* _Written instruction_:
Quote word for word the lines below, beginning with the first and ending with the one that has "const fmt = v". Drop the pictures.

══════════

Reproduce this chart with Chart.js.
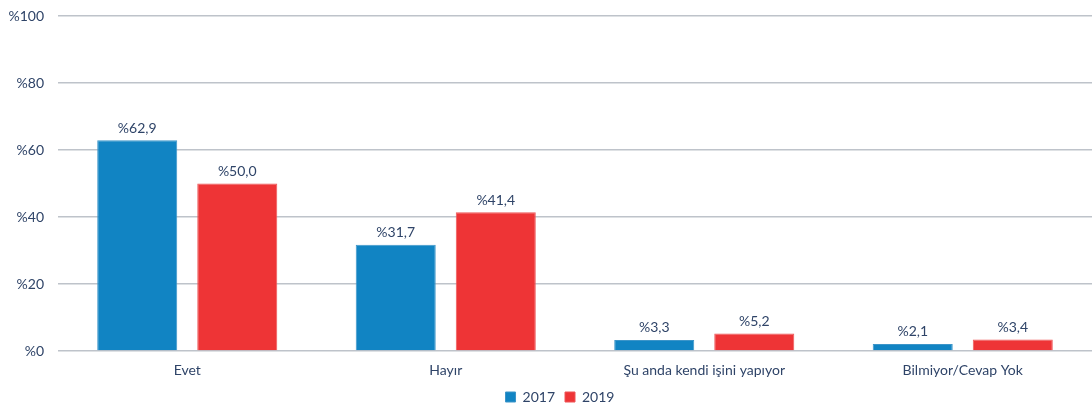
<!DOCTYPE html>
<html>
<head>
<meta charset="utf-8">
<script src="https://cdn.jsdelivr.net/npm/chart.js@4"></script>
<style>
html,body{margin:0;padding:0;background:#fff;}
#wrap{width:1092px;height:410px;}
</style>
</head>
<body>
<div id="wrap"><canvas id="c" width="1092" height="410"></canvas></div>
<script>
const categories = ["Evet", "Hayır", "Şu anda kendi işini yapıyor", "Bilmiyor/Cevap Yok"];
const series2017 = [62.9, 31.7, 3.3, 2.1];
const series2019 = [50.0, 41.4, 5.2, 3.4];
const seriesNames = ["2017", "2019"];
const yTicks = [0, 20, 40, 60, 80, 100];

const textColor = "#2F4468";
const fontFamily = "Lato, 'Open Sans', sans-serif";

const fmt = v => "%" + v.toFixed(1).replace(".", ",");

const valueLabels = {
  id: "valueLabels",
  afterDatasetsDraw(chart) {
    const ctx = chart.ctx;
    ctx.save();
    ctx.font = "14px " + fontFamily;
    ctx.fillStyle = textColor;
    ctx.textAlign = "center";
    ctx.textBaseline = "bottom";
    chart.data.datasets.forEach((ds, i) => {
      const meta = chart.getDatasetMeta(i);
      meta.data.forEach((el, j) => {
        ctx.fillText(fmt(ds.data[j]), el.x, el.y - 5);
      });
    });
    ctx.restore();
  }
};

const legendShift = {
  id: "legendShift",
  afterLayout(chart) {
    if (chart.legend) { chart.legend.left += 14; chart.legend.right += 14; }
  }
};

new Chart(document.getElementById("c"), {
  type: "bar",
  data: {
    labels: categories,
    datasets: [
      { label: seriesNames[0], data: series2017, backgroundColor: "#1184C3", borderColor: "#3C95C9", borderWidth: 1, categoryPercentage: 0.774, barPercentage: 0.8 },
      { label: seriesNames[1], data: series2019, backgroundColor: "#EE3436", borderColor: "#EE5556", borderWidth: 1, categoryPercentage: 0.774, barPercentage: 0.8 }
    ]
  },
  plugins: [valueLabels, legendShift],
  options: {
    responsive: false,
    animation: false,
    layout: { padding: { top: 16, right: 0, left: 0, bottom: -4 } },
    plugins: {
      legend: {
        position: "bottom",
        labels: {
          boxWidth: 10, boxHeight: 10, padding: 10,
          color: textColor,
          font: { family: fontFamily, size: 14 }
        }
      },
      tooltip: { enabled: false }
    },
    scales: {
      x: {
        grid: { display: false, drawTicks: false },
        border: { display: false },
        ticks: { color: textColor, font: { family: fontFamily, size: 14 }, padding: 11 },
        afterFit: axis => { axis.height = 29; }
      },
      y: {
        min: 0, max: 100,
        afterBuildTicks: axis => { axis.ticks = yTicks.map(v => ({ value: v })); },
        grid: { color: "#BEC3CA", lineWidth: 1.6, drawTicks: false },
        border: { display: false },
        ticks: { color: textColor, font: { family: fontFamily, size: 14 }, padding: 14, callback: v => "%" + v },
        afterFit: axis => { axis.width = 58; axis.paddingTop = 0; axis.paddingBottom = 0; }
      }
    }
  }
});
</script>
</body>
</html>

══════════

* _The response_:
Reproduce this chart with Chart.js.
<!DOCTYPE html>
<html>
<head>
<meta charset="utf-8">
<script src="https://cdn.jsdelivr.net/npm/chart.js@4"></script>
<style>
html,body{margin:0;padding:0;background:#fff;}
#wrap{width:1092px;height:410px;}
</style>
</head>
<body>
<div id="wrap"><canvas id="c" width="1092" height="410"></canvas></div>
<script>
const categories = ["Evet", "Hayır", "Şu anda kendi işini yapıyor", "Bilmiyor/Cevap Yok"];
const series2017 = [62.9, 31.7, 3.3, 2.1];
const series2019 = [50.0, 41.4, 5.2, 3.4];
const seriesNames = ["2017", "2019"];
const yTicks = [0, 20, 40, 60, 80, 100];

const textColor = "#2F4468";
const fontFamily = "Lato, 'Open Sans', sans-serif";

const fmt = v => "%" + v.toFixed(1).replace(".", ",");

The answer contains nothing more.